Entries from a dataset
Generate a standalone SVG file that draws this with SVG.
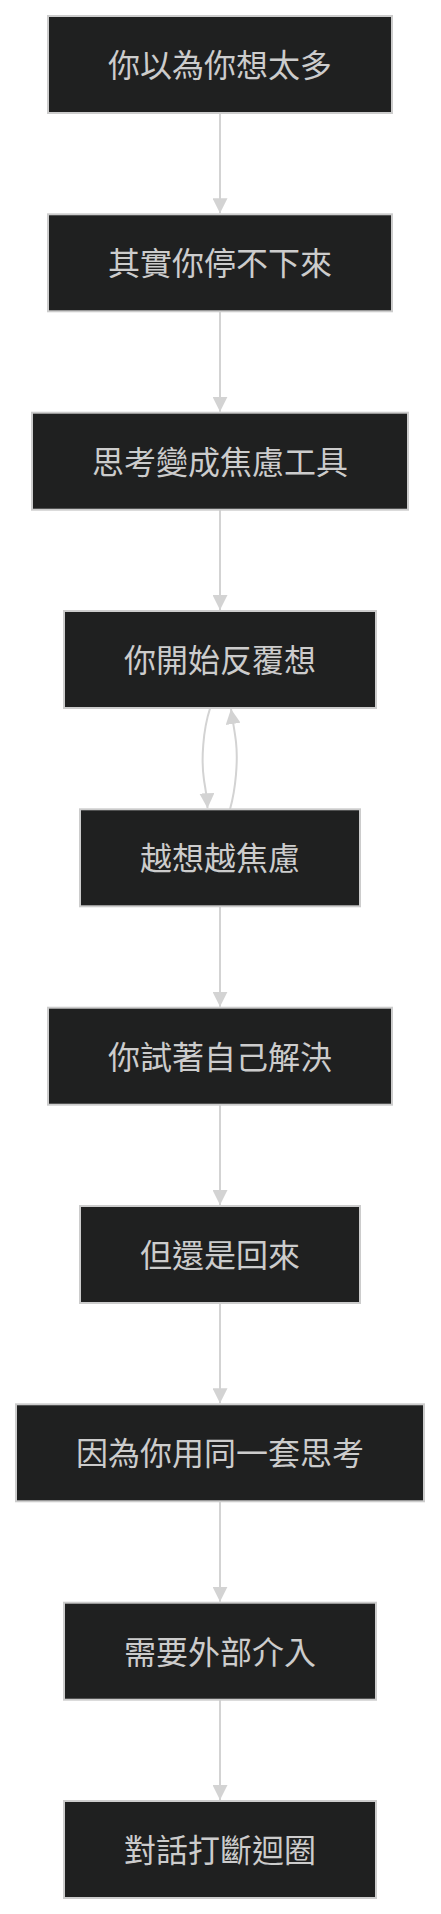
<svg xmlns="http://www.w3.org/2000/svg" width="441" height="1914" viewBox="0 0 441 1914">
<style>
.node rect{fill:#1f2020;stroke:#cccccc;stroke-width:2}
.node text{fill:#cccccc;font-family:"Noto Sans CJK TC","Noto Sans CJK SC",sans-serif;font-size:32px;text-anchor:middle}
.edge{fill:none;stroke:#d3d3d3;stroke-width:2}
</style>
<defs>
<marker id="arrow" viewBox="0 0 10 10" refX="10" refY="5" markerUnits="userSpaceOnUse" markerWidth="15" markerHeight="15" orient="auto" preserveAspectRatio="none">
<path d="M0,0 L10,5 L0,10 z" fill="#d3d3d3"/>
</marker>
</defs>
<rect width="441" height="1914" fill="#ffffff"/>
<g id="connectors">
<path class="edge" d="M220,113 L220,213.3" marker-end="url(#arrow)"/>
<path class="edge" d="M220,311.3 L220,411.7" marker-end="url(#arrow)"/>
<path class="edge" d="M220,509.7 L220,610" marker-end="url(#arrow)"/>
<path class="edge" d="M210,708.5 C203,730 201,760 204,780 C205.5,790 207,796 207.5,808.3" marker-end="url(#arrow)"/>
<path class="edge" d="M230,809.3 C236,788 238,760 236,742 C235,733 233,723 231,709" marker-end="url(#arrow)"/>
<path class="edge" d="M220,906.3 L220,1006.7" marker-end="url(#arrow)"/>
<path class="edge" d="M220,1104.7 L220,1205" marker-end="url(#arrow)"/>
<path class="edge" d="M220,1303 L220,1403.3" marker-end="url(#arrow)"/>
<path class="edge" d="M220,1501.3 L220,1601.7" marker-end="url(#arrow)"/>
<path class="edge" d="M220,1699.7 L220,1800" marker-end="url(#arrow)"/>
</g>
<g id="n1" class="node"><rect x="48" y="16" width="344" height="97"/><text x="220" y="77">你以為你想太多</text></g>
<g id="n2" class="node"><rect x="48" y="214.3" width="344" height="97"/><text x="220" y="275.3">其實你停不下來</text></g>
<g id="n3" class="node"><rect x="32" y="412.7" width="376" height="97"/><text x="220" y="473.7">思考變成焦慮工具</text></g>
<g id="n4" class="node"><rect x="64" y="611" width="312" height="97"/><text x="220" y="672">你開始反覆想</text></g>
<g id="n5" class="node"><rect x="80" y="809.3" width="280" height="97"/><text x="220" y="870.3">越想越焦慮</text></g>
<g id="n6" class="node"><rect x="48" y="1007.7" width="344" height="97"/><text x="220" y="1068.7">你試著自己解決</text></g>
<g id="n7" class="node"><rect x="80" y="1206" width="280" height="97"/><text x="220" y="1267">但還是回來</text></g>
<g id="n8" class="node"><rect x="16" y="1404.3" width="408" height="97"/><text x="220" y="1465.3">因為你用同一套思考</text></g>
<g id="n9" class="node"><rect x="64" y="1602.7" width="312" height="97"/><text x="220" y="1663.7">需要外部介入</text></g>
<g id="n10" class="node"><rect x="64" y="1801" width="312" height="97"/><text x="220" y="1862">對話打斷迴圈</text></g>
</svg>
* * *
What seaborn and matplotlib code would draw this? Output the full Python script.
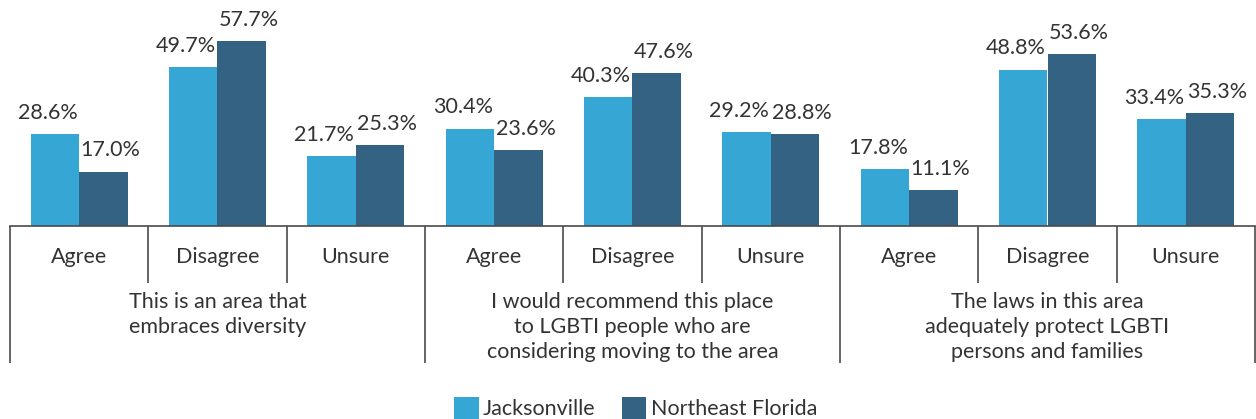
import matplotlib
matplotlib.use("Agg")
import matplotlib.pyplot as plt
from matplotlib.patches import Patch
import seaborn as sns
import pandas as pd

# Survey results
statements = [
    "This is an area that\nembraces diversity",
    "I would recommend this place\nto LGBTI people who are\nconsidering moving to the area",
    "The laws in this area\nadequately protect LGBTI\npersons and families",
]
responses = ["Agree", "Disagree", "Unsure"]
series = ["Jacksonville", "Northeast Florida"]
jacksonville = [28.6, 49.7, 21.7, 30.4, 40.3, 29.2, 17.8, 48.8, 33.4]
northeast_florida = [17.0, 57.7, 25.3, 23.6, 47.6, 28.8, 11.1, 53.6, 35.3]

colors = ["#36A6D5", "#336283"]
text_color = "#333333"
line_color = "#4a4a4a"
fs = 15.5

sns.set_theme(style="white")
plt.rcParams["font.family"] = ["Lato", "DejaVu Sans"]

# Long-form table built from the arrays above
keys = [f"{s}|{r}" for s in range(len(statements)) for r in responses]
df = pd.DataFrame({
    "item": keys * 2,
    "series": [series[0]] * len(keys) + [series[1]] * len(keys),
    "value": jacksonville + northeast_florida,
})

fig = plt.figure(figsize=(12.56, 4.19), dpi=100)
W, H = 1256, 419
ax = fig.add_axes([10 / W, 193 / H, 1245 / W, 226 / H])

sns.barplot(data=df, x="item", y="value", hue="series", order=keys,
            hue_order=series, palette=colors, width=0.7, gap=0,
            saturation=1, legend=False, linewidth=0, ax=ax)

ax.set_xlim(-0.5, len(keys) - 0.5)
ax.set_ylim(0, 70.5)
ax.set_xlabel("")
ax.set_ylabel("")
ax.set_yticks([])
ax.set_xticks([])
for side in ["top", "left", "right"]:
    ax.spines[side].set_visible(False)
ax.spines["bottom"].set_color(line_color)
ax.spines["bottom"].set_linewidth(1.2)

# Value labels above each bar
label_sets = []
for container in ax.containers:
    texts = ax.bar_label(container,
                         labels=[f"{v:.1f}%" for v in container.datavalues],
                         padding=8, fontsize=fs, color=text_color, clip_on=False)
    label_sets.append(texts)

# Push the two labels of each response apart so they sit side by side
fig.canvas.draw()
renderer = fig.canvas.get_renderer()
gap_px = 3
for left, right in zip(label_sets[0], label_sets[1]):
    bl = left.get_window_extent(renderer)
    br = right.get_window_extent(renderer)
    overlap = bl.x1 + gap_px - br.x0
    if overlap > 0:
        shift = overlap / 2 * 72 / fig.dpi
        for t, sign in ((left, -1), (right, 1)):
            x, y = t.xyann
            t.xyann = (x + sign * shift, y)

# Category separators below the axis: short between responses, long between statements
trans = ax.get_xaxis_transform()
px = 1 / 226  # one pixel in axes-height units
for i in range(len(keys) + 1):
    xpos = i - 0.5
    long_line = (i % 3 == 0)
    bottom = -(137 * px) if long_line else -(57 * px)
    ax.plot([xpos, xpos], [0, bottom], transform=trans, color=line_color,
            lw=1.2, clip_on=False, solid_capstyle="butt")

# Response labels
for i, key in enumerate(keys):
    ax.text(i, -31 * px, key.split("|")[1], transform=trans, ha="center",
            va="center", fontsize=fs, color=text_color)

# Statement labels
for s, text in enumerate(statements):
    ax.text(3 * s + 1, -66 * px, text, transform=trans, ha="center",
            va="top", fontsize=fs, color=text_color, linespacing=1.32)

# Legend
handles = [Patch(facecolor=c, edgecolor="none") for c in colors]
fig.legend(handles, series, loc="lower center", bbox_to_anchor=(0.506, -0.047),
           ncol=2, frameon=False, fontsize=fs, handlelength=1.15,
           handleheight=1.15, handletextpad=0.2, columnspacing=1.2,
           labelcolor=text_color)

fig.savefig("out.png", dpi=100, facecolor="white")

● What to do
Where does the word "matplotlib" appear in the listing? List each line that holds it.

● Reply to the task
What seaborn and matplotlib code would draw this? Output the full Python script.
import matplotlib
matplotlib.use("Agg")
import matplotlib.pyplot as plt
from matplotlib.patches import Patch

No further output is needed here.